Metaphor can help us all in a number of ways. For instance I am a very visual person so when people insist on describing things to me using just words I have to try very hard to take in all of the information. If, however, someone says that the situation is like say, finding a needle in a haystack then I comprehend the situation quite quickly i.e. I know the amount of effort required and the likely outcome. To reach a wider audience you might need to try using metaphors that rely on different language for those people who respond to audio or kinesthetic stimuli.

I often use a particular type of metaphor when explaining the usefulness of using creative or alternative techniques to examine a problem situation. I’m sure that many readers will have experienced the horrors of hunting for a house or flat. You have a look at the particulars and one person focuses on the kitchen, another on the garden and another on the bedrooms or garage. All of these individuals are seeing the same situation but from different viewpoints. So just like viewing a property we can examine other scenarios (physical or otherwise) from different perspectives. One or more of these might even provide a solution (in the case of a problem) or suggest a course of action.

Keen followers of Agatha Christie’s fictional character Miss Marple will be familiar with her technique of mapping happenings of the wider world with things she could understand that occurred in her own village of St Mary Mead. So already we have a list of things that metaphors can help us with:

  • Giving explanations to those unfamiliar with a concept
  • Examining problem situations from an alternative perspective
  • Reframing situations
  • Communicating concepts to a wider audience
  • Learning or making sense of a concept that we are not currently familiar with

Another interesting use for metaphor is within stories and for use as a more sophisticated business tool but that is an article all of its own. But how about the application of metaphor, will it work for everyone and will it work everywhere?

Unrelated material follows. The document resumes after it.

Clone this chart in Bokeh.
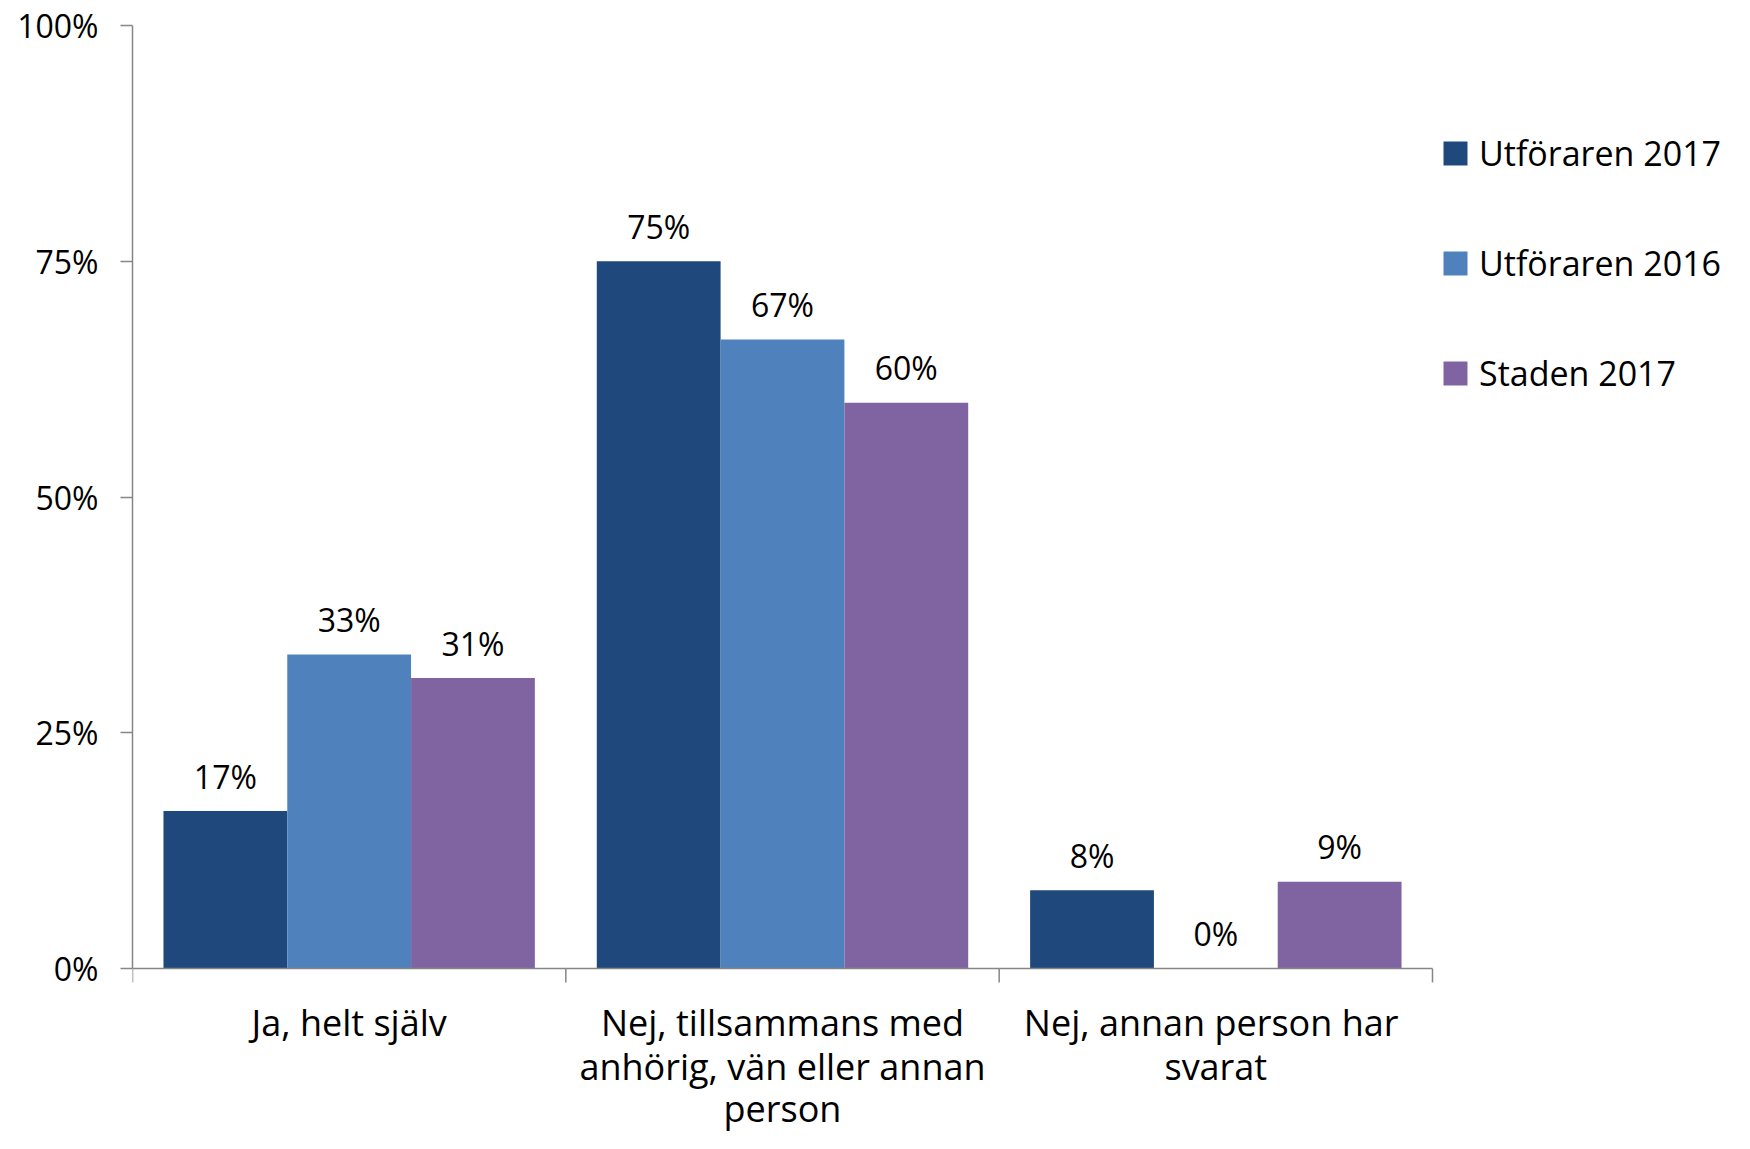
from bokeh.plotting import figure
from bokeh.models import (ColumnDataSource, FixedTicker, Legend, LegendItem,
                          Range1d)
from bokeh.embed import file_html
from bokeh.resources import INLINE

# ---- data ----
categories = [["Ja, helt själv"],
              ["Nej, tillsammans med", "anhörig, vän eller annan", "person"],
              ["Nej,  annan person har", "svarat"]]
series_names = ["Utföraren 2017", "Utföraren 2016", "Staden 2017"]
utf_2017 = [16.7, 75.0, 8.3]
utf_2016 = [33.3, 66.7, 0.0]
staden_2017 = [30.8, 60.0, 9.2]
value_labels = [["17%", "75%", "8%"], ["33%", "67%", "0%"], ["31%", "60%", "9%"]]
y_ticks = [0, 25, 50, 75, 100]
y_tick_labels = ["0%", "25%", "50%", "75%", "100%"]

colors = ["#1F497D", "#4F81BD", "#8064A2"]
FONT = "Open Sans"

W, H = 1734, 1133
LEFT = 132          # frame left (px)
TOP_PAD = 25        # px above the 100% line
AX_Y = 968          # px of the 0% line
PX_PER_UNIT = (AX_Y - TOP_PAD) / 100.0
CAT_PX = 433.33     # px per category
n = len(categories)

y0 = -(H - AX_Y) / PX_PER_UNIT
y1 = 100 + TOP_PAD / PX_PER_UNIT
x1 = (W - LEFT) / CAT_PX

p = figure(width=W, height=H, output_backend="svg", toolbar_location=None,
           x_range=Range1d(0, x1), y_range=Range1d(y0, y1),
           x_axis_location=None,
           min_border_left=LEFT, min_border_top=0, min_border_right=0,
           min_border_bottom=0)
p.outline_line_color = None
p.xgrid.visible = False
p.ygrid.visible = False
p.background_fill_color = "white"
p.border_fill_color = "white"

bw = 0.2857
offsets = [-bw, 0.0, bw]
all_series = [utf_2017, utf_2016, staden_2017]
items = []
for s, (vals, off, col, name, labs) in enumerate(zip(all_series, offsets, colors,
                                                      series_names, value_labels)):
    xs = [i + 0.5 + off for i in range(n)]
    src = ColumnDataSource(dict(x=xs, top=vals, lab=labs))
    r = p.vbar(x="x", top="top", bottom=0, width=bw, source=src, fill_color=col,
               line_color=None)
    p.text(x="x", y="top", text="lab", source=src, text_align="center",
           text_baseline="middle", y_offset=-35, text_font_size="32px",
           text_font={"value": FONT}, text_color="black")
    items.append(LegendItem(label=name, renderers=[r]))

# y axis
ax_col = "#868686"
yax = p.yaxis[0]
yax.bounds = (0, 100)
yax.ticker = FixedTicker(ticks=y_ticks, minor_ticks=[])
yax.major_label_overrides = {t: l for t, l in zip(y_ticks, y_tick_labels)}
yax.major_label_text_font_size = "32px"
yax.major_label_text_font = FONT
yax.major_label_text_color = "black"
yax.axis_line_color = ax_col
yax.axis_line_width = 1.5
yax.major_tick_line_color = ax_col
yax.major_tick_line_width = 1.5
yax.major_tick_out = 12
yax.major_tick_in = 0
yax.minor_tick_line_color = None
yax.major_label_standoff = 22

# x axis line and category boundary ticks
bounds = list(range(n + 1))
p.segment(x0=[0], y0=[0], x1=[n], y1=[0], line_color=ax_col, line_width=1.5)
p.segment(x0=bounds, y0=[0] * len(bounds), x1=bounds,
          y1=[-14 / PX_PER_UNIT] * len(bounds), line_color=ax_col, line_width=1.5)

# category labels
line_px = [54, 98, 140]
cx, cy, ct = [], [], []
for i, lines in enumerate(categories):
    for j, txt in enumerate(lines):
        cx.append(i + 0.5)
        cy.append(-line_px[j] / PX_PER_UNIT)
        ct.append(txt)
p.text(x=cx, y=cy, text=ct, text_align="center", text_baseline="middle",
       text_font_size="36px", text_font={"value": FONT}, text_color="black")

# legend (inside the frame, which spans to the right edge)
leg_x = 1440 - LEFT
leg_y = H - 396
legend = Legend(items=items, location=(leg_x, leg_y), orientation="vertical",
                glyph_width=30, glyph_height=30, label_height=24,
                label_standoff=9, spacing=64, padding=0, margin=0,
                label_text_font_size="34px", label_text_font=FONT,
                label_text_color="black", border_line_color=None,
                background_fill_alpha=0)
p.add_layout(legend, "center")

open("out.html", "w").write(file_html(p, INLINE))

We can use metaphor directly in:

  • Business
  • Politics
  • Creative Industries and the media
  • Any other areas that rely on human interaction

Metaphor works best when individuals can ‘connect’ easily with metaphors i.e. they are used to metaphor or storytelling and their lives are not littered with distractions. In developed countries we are buried underneath mountains of gadgets which we either rely on to automate our lives or which we take great delight in exploring in detail – we either want it to work or we want to read the instructions in detail. We do not wish to know that our new MP3 player is like a pepperoni pizza (or perhaps a more appropriate metaphor). I am speaking generally here, those who are emotionally intelligent will be using metaphor regularly.

In developing countries there is less technology and less complexity in life generally (but life is often very hard) and so people are often closer to their emotions. Storytelling and metaphors will work well here and have a very powerful effect. Rather like the argument that I put forward in a previous article regarding creativity in developed and developing countries, education also plays a part. So once again, who is best placed to take advantage of techniques such as this? Developed countries have a head start in the race to develop and are thus nearer the finishing line, but developing countries have the potential to be the faster runners!!!